My parents did not divorce, but I base my answer to this question on the experiences of my clients, whether it be how their own children reacted to their divorce or how my clients felt as children when their parents divorced.

Overall: divorce is, with rare exception, catastrophic for children. It is devastating emotionally, psychologically, and physically. I cannot overstate how damaging divorce is for the overwhelming majority of children. It scars and cripples most children emotionally and psychologically for life.

This is one of the reasons why, after more than 20 years practicing law as a divorce attorney, I am convinced that “staying together for the sake of the children” is a noble, even a sacred, sacrifice that parents make, if they 1) agree to stay together for the sake of the children until they reach adulthood; and 2) agree that even if they aren’t happy as spouses, they are committed to ensuring their innocent children aren’t made miserable by their parents’ divorce. I know that’s not a popular sentiment in a world that treats marriage and family so lightly, but the convenient claims that “kids of divorce are resilient” or that “kids fare better when their parents divorce and stop fighting all the time” is, frankly, B.S.

Children of divorce:

  • are sicker than other children and more likely to develop health problems, and not just as children, but throughout their lives;
  • are far more likely to suffer mental health and emotional disorders and behavioral problems, and twice as likely to commit suicide
  • do more poorly in school, less likely to go to college, and are more likely to have lower paying jobs
  • are more likely to abuse alcohol and drugs
  • are more likely to commit crime and engage in reckless, risky behavior
  • are more likely to engage in premarital sex as children and to get pregnant out of wedlock
  • are less likely to marry and more likely to divorce

Just read the accounts. They are plentiful and repeat the same tragic tales:

  • “I find it hard to trust anyone”
  • “I feel worthless, unlovable”
  • “I find it hard to make friends, make intimate connections with people”
  • “I am afraid to marry and to have children of my own”
  • “I don’t see the point of marriage and family”
  • “I use people because I can’t care for them or muster the will to care for them”
  • “I hate my parent(s)”
  • “I was robbed of a happy childhood”
  • “I’m insecure, anxious, depressed, angry, resentful”
  • “I don’t have hope for the future. I don’t see the point of trying.”
  • “I can’t function normally. I can’t relate to people in an emotionally healthy way. I don’t take very good care of myself. I do self-destructive things.”

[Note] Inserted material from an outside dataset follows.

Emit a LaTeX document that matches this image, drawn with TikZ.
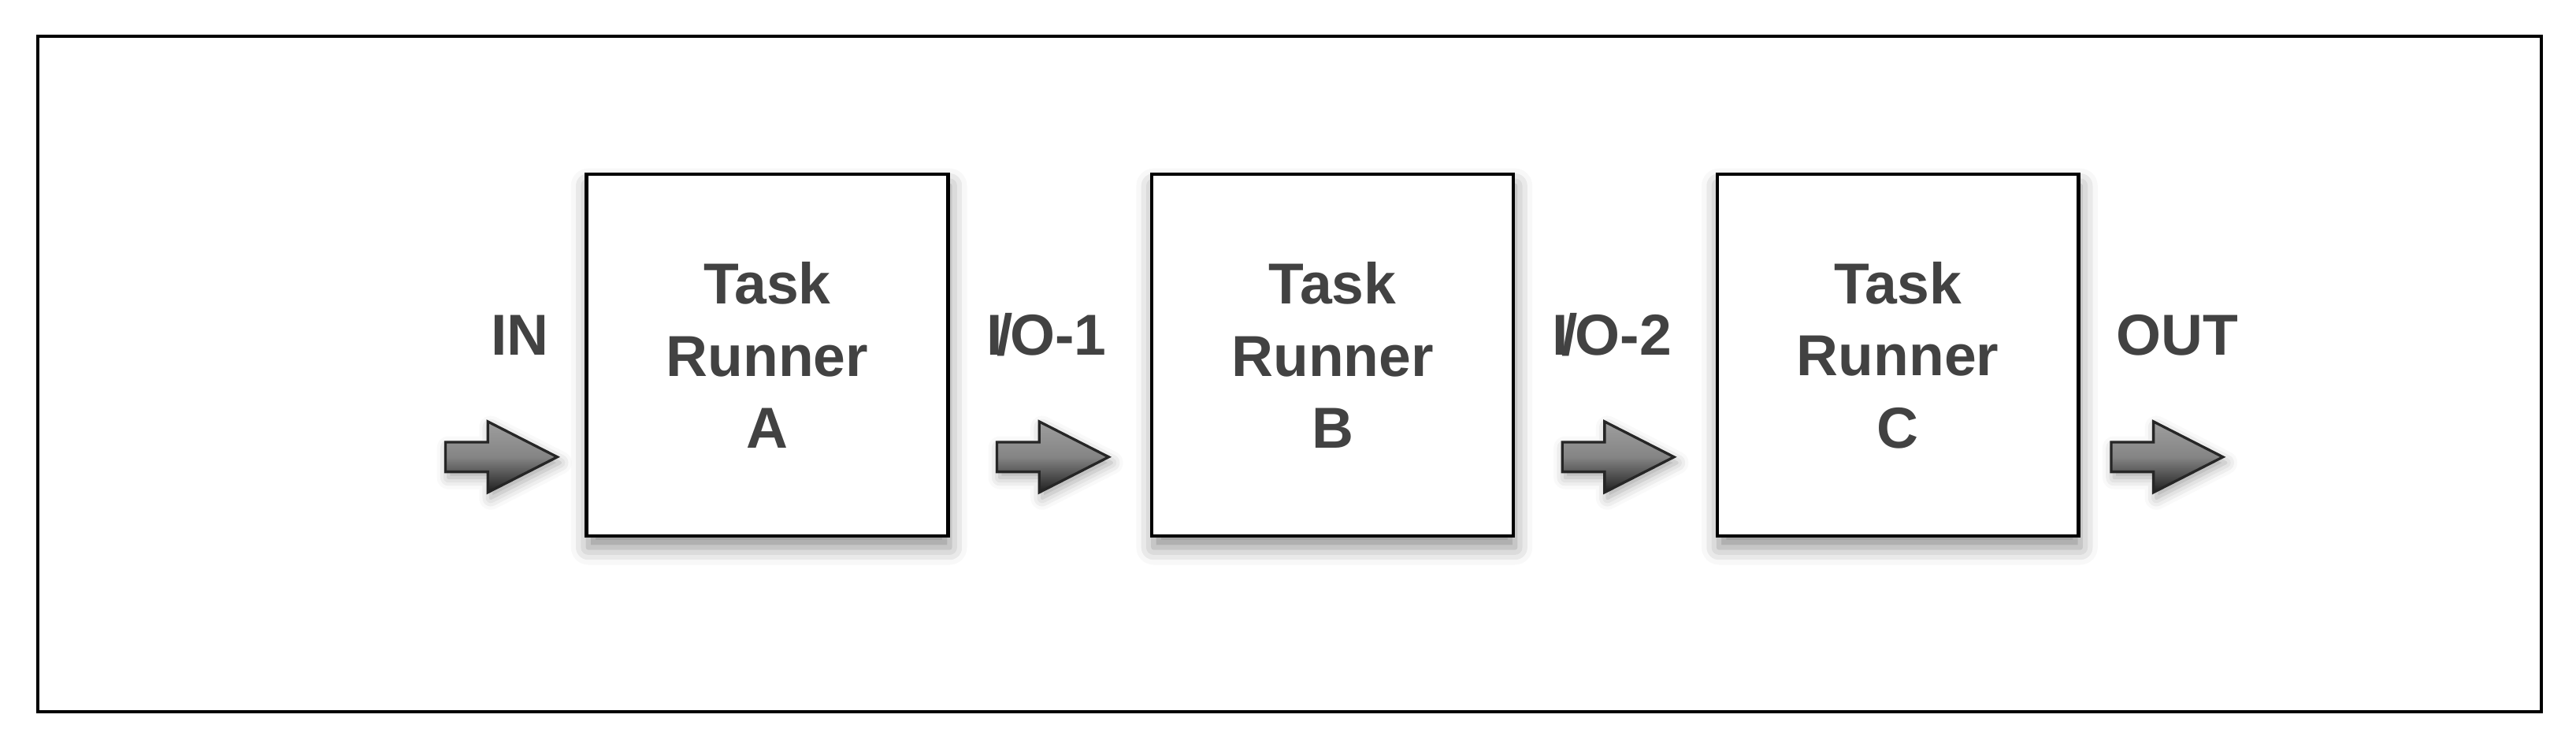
\documentclass[tikz,border=0pt]{standalone}
\usepackage{fontspec}
\setmainfont{Liberation Sans}
\usetikzlibrary{shapes,arrows,positioning,shadows.blur}

\begin{document}
\begin{tikzpicture}[align=center, node distance=1.22cm,
    font=\bfseries\fontsize{10}{12.5}\selectfont]
    \tikzset{
        box/.style      =   { rectangle
                            , draw=black
                            , line width=0.6pt
                            , fill=white
                            , text=black!74
                            , minimum width=2.2cm
                            , minimum height=2.2cm
                            , blur shadow={shadow xshift=0.3pt, shadow yshift=-2pt, shadow blur radius=3pt, shadow opacity=45}
        }
        , flow/.style   =   { single arrow
                            , draw=black!85
                            , line width=0.45pt
                            , inner xsep=0pt
                            , inner ysep=0.0825cm
                            , minimum height=0.68cm
                            , single arrow head extend=0.125cm
                            , single arrow tip angle=54
                            , top color=black!38
                            , bottom color=black!88
                            , middle color=black!48
                            , blur shadow={shadow xshift=0.5pt, shadow yshift=-1pt, shadow blur radius=2pt, shadow opacity=35}
        }
        , io/.style     =   { text=black!74
                            , inner sep=0pt
                            , text height=7.2pt
                            , text depth=0pt
        }
        , frame/.style  =   { draw=black
                            , line width=0.6pt
        }
    }
    \useasboundingbox (0,0) rectangle (15.68,4.55);
    \draw[frame] (0.23,0.22) rectangle (15.47,4.33);

    \node(taskA)[box] at (4.67,2.39)   {Task\\Runner\\A};
    \node(taskB)[box, right=of taskA]  {Task\\Runner\\B};
    \node(taskC)[box, right=of taskB]  {Task\\Runner\\C};

    \node(inArrow)[flow, left=0.15cm of taskA.west, anchor=tip, yshift=-0.62cm]   {};
    \node(ioOneArrow)[flow, right=0.28cm of taskA.east, anchor=tail, yshift=-0.62cm] {};
    \node(ioTwoArrow)[flow, right=0.28cm of taskB.east, anchor=tail, yshift=-0.62cm] {};
    \node(outArrow)[flow, right=0.18cm of taskC.east, anchor=tail, yshift=-0.62cm]   {};

    \node(inLabel)[io, above=0.62cm of inArrow.tail, anchor=base, xshift=0.46cm]     {IN};
    \node(ioOneLabel)[io, above=0.62cm of ioOneArrow.tail, anchor=base, xshift=0.31cm] {I\kern-1.1pt/\kern-0.5pt O-1};
    \node(ioTwoLabel)[io, above=0.62cm of ioTwoArrow.tail, anchor=base, xshift=0.31cm] {I\kern-1.1pt/\kern-0.5pt O-2};
    \node(outLabel)[io, above=0.62cm of outArrow.tail, anchor=base, xshift=0.41cm]   {OUT};
\end{tikzpicture}
\end{document}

Don’t believe me? Ask any adult who was a child of divorce. They will almost all have at least one of the problems on this list. With rare exception, their parents’ divorce was a traumatic blow. Sure, there are some couples who need to divorce, some kids who would be, on balance, better off if their parents divorced. But even kids whose family was moderately or even severely dysfunctional suffered as a result of their parents’ divorce. Even if the net benefit of divorce is positive for kids (such as when a parent divorces to protect the children from abuse), kids are still heart- and head-broken by divorce.